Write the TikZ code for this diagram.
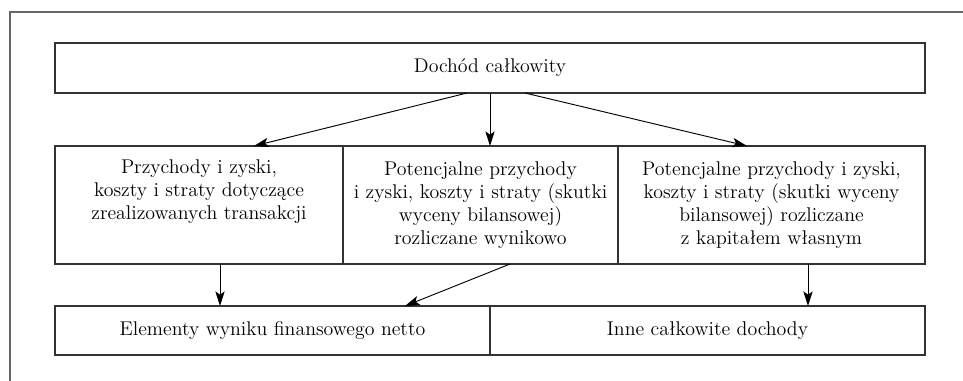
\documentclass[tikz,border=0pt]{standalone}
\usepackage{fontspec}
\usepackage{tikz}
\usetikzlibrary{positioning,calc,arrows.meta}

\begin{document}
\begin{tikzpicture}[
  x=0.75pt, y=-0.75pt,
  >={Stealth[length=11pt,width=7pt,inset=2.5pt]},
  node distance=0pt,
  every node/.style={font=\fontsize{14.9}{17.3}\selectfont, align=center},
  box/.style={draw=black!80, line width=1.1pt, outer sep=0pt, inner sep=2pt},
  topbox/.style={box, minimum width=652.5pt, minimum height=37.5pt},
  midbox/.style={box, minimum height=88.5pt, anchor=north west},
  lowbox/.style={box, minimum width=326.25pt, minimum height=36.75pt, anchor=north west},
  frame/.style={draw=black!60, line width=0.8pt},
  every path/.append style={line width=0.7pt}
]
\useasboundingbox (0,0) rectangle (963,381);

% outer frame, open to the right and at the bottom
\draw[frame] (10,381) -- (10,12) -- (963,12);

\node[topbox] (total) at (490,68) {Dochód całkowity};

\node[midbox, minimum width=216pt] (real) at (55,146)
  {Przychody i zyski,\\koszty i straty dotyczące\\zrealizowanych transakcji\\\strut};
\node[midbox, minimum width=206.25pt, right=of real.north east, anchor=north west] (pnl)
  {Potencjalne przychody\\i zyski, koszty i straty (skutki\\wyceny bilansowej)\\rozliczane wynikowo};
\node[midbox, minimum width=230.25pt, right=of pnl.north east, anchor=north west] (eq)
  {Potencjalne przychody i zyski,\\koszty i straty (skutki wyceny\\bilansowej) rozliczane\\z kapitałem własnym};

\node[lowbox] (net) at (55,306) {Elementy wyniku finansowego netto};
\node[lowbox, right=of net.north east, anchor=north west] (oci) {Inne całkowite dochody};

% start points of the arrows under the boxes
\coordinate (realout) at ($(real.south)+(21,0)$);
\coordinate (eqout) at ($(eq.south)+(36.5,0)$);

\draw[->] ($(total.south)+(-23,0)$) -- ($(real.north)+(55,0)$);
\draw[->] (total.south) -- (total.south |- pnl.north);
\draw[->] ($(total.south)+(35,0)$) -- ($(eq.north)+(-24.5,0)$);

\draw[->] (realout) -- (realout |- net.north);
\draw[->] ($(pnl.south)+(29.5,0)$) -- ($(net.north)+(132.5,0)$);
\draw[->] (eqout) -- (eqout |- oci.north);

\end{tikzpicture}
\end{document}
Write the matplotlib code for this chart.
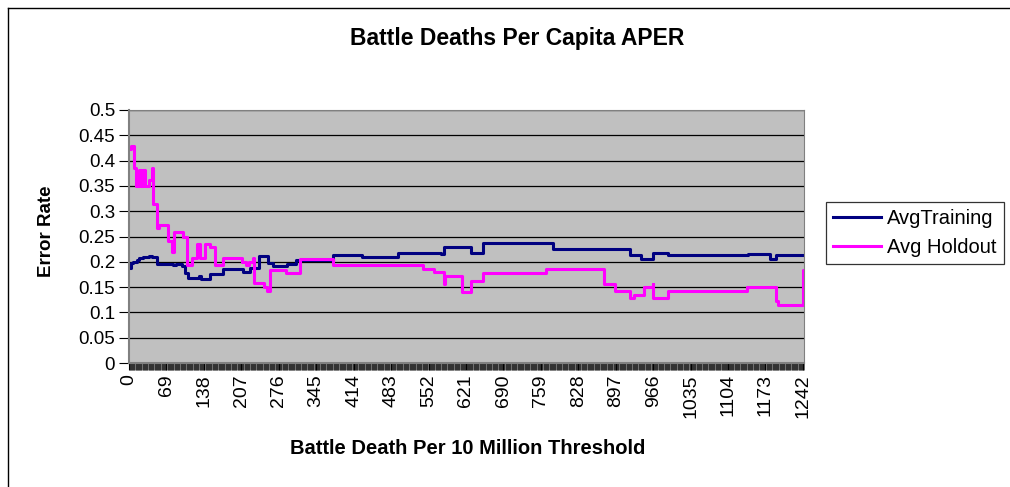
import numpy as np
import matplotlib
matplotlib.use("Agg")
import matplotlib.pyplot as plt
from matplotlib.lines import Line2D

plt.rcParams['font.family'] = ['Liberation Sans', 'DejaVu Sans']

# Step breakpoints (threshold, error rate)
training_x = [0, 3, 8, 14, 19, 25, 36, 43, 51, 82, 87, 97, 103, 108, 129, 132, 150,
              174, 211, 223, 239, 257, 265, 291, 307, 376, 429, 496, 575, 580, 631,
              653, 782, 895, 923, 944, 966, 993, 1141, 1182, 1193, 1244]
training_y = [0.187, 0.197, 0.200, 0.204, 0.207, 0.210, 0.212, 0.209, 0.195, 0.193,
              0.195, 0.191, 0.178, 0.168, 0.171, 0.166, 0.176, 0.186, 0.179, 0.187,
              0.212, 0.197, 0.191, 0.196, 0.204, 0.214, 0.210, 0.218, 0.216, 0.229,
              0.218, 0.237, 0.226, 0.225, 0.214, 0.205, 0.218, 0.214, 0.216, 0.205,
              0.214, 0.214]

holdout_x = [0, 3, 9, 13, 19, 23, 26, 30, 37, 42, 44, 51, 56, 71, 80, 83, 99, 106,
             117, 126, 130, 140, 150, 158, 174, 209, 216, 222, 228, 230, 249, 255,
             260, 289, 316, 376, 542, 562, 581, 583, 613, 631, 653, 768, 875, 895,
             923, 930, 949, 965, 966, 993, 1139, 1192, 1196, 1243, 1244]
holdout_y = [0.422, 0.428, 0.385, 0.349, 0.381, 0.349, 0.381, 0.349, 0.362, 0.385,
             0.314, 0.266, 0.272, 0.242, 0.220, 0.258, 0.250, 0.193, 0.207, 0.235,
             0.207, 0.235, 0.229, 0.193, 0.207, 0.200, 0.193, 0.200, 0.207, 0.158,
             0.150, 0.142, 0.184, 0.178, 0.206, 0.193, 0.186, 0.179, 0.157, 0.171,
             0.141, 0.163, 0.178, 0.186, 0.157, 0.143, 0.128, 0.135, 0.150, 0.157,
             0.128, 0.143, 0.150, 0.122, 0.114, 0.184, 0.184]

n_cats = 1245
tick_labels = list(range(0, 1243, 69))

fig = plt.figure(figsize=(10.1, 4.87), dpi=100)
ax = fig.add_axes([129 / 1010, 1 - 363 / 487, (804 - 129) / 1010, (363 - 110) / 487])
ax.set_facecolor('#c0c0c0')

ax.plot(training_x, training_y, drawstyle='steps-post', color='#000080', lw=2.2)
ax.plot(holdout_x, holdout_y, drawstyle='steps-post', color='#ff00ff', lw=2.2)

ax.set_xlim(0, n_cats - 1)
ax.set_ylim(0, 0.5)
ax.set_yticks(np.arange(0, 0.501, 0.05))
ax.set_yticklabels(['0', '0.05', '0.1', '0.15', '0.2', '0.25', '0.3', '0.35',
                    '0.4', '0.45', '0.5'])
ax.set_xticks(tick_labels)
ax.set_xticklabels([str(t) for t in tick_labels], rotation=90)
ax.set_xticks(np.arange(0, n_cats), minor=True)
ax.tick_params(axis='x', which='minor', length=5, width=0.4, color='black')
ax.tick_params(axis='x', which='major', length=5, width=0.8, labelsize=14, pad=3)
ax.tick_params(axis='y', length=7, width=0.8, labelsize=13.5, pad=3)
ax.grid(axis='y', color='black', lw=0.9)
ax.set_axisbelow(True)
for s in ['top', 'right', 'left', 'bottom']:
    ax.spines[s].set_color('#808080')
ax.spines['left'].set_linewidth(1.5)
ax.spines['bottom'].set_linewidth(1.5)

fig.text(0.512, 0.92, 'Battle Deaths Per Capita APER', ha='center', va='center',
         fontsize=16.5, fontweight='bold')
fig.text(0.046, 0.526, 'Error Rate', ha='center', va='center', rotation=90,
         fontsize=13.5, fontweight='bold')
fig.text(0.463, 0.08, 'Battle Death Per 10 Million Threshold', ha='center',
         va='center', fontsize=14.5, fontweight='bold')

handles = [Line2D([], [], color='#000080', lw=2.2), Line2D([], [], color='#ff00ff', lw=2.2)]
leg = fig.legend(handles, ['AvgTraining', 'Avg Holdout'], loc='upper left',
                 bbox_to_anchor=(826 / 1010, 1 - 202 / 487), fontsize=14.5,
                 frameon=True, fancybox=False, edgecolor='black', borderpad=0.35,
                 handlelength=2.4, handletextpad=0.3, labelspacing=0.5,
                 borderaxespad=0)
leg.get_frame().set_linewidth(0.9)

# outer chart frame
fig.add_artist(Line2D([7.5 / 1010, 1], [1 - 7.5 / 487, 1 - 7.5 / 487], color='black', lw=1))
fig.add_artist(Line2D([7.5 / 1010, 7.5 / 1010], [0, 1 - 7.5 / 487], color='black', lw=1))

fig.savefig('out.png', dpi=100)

Goal: Set down the material exactly, every line of it, except for the pictures.

Completed exercise:
Write the TikZ code for this diagram.
\documentclass[tikz,border=0pt]{standalone}
\usepackage{fontspec}
\usepackage{tikz}
\usetikzlibrary{positioning,calc,arrows.meta}

\begin{document}
\begin{tikzpicture}[
  x=0.75pt, y=-0.75pt,
  >={Stealth[length=11pt,width=7pt,inset=2.5pt]},
  node distance=0pt,
  every node/.style={font=\fontsize{14.9}{17.3}\selectfont, align=center},
  box/.style={draw=black!80, line width=1.1pt, outer sep=0pt, inner sep=2pt},
  topbox/.style={box, minimum width=652.5pt, minimum height=37.5pt},
  midbox/.style={box, minimum height=88.5pt, anchor=north west},
  lowbox/.style={box, minimum width=326.25pt, minimum height=36.75pt, anchor=north west},
  frame/.style={draw=black!60, line width=0.8pt},
  every path/.append style={line width=0.7pt}
]
\useasboundingbox (0,0) rectangle (963,381);

% outer frame, open to the right and at the bottom
\draw[frame] (10,381) -- (10,12) -- (963,12);

\node[topbox] (total) at (490,68) {Dochód całkowity};

\node[midbox, minimum width=216pt] (real) at (55,146)
  {Przychody i zyski,\\koszty i straty dotyczące\\zrealizowanych transakcji\\\strut};
\node[midbox, minimum width=206.25pt, right=of real.north east, anchor=north west] (pnl)
  {Potencjalne przychody\\i zyski, koszty i straty (skutki\\wyceny bilansowej)\\rozliczane wynikowo};
\node[midbox, minimum width=230.25pt, right=of pnl.north east, anchor=north west] (eq)
  {Potencjalne przychody i zyski,\\koszty i straty (skutki wyceny\\bilansowej) rozliczane\\z kapitałem własnym};

\node[lowbox] (net) at (55,306) {Elementy wyniku finansowego netto};
\node[lowbox, right=of net.north east, anchor=north west] (oci) {Inne całkowite dochody};

% start points of the arrows under the boxes
\coordinate (realout) at ($(real.south)+(21,0)$);
\coordinate (eqout) at ($(eq.south)+(36.5,0)$);

\draw[->] ($(total.south)+(-23,0)$) -- ($(real.north)+(55,0)$);
\draw[->] (total.south) -- (total.south |- pnl.north);
\draw[->] ($(total.south)+(35,0)$) -- ($(eq.north)+(-24.5,0)$);

\draw[->] (realout) -- (realout |- net.north);
\draw[->] ($(pnl.south)+(29.5,0)$) -- ($(net.north)+(132.5,0)$);
\draw[->] (eqout) -- (eqout |- oci.north);

\end{tikzpicture}
\end{document}
Write the matplotlib code for this chart.
import numpy as np
import matplotlib
matplotlib.use("Agg")
import matplotlib.pyplot as plt
from matplotlib.lines import Line2D

plt.rcParams['font.family'] = ['Liberation Sans', 'DejaVu Sans']

# Step breakpoints (threshold, error rate)
training_x = [0, 3, 8, 14, 19, 25, 36, 43, 51, 82, 87, 97, 103, 108, 129, 132, 150,
              174, 211, 223, 239, 257, 265, 291, 307, 376, 429, 496, 575, 580, 631,
              653, 782, 895, 923, 944, 966, 993, 1141, 1182, 1193, 1244]
training_y = [0.187, 0.197, 0.200, 0.204, 0.207, 0.210, 0.212, 0.209, 0.195, 0.193,
              0.195, 0.191, 0.178, 0.168, 0.171, 0.166, 0.176, 0.186, 0.179, 0.187,
              0.212, 0.197, 0.191, 0.196, 0.204, 0.214, 0.210, 0.218, 0.216, 0.229,
              0.218, 0.237, 0.226, 0.225, 0.214, 0.205, 0.218, 0.214, 0.216, 0.205,
              0.214, 0.214]

holdout_x = [0, 3, 9, 13, 19, 23, 26, 30, 37, 42, 44, 51, 56, 71, 80, 83, 99, 106,
             117, 126, 130, 140, 150, 158, 174, 209, 216, 222, 228, 230, 249, 255,
             260, 289, 316, 376, 542, 562, 581, 583, 613, 631, 653, 768, 875, 895,
             923, 930, 949, 965, 966, 993, 1139, 1192, 1196, 1243, 1244]
holdout_y = [0.422, 0.428, 0.385, 0.349, 0.381, 0.349, 0.381, 0.349, 0.362, 0.385,
             0.314, 0.266, 0.272, 0.242, 0.220, 0.258, 0.250, 0.193, 0.207, 0.235,
             0.207, 0.235, 0.229, 0.193, 0.207, 0.200, 0.193, 0.200, 0.207, 0.158,
             0.150, 0.142, 0.184, 0.178, 0.206, 0.193, 0.186, 0.179, 0.157, 0.171,
             0.141, 0.163, 0.178, 0.186, 0.157, 0.143, 0.128, 0.135, 0.150, 0.157,
             0.128, 0.143, 0.150, 0.122, 0.114, 0.184, 0.184]

n_cats = 1245
tick_labels = list(range(0, 1243, 69))

fig = plt.figure(figsize=(10.1, 4.87), dpi=100)
ax = fig.add_axes([129 / 1010, 1 - 363 / 487, (804 - 129) / 1010, (363 - 110) / 487])
ax.set_facecolor('#c0c0c0')

ax.plot(training_x, training_y, drawstyle='steps-post', color='#000080', lw=2.2)
ax.plot(holdout_x, holdout_y, drawstyle='steps-post', color='#ff00ff', lw=2.2)

ax.set_xlim(0, n_cats - 1)
ax.set_ylim(0, 0.5)
ax.set_yticks(np.arange(0, 0.501, 0.05))
ax.set_yticklabels(['0', '0.05', '0.1', '0.15', '0.2', '0.25', '0.3', '0.35',
                    '0.4', '0.45', '0.5'])
ax.set_xticks(tick_labels)
ax.set_xticklabels([str(t) for t in tick_labels], rotation=90)
ax.set_xticks(np.arange(0, n_cats), minor=True)
ax.tick_params(axis='x', which='minor', length=5, width=0.4, color='black')
ax.tick_params(axis='x', which='major', length=5, width=0.8, labelsize=14, pad=3)
ax.tick_params(axis='y', length=7, width=0.8, labelsize=13.5, pad=3)
ax.grid(axis='y', color='black', lw=0.9)
ax.set_axisbelow(True)
for s in ['top', 'right', 'left', 'bottom']:
    ax.spines[s].set_color('#808080')
ax.spines['left'].set_linewidth(1.5)
ax.spines['bottom'].set_linewidth(1.5)

fig.text(0.512, 0.92, 'Battle Deaths Per Capita APER', ha='center', va='center',
         fontsize=16.5, fontweight='bold')
fig.text(0.046, 0.526, 'Error Rate', ha='center', va='center', rotation=90,
         fontsize=13.5, fontweight='bold')
fig.text(0.463, 0.08, 'Battle Death Per 10 Million Threshold', ha='center',
         va='center', fontsize=14.5, fontweight='bold')

handles = [Line2D([], [], color='#000080', lw=2.2), Line2D([], [], color='#ff00ff', lw=2.2)]
leg = fig.legend(handles, ['AvgTraining', 'Avg Holdout'], loc='upper left',
                 bbox_to_anchor=(826 / 1010, 1 - 202 / 487), fontsize=14.5,
                 frameon=True, fancybox=False, edgecolor='black', borderpad=0.35,
                 handlelength=2.4, handletextpad=0.3, labelspacing=0.5,
                 borderaxespad=0)
leg.get_frame().set_linewidth(0.9)

# outer chart frame
fig.add_artist(Line2D([7.5 / 1010, 1], [1 - 7.5 / 487, 1 - 7.5 / 487], color='black', lw=1))
fig.add_artist(Line2D([7.5 / 1010, 7.5 / 1010], [0, 1 - 7.5 / 487], color='black', lw=1))

fig.savefig('out.png', dpi=100)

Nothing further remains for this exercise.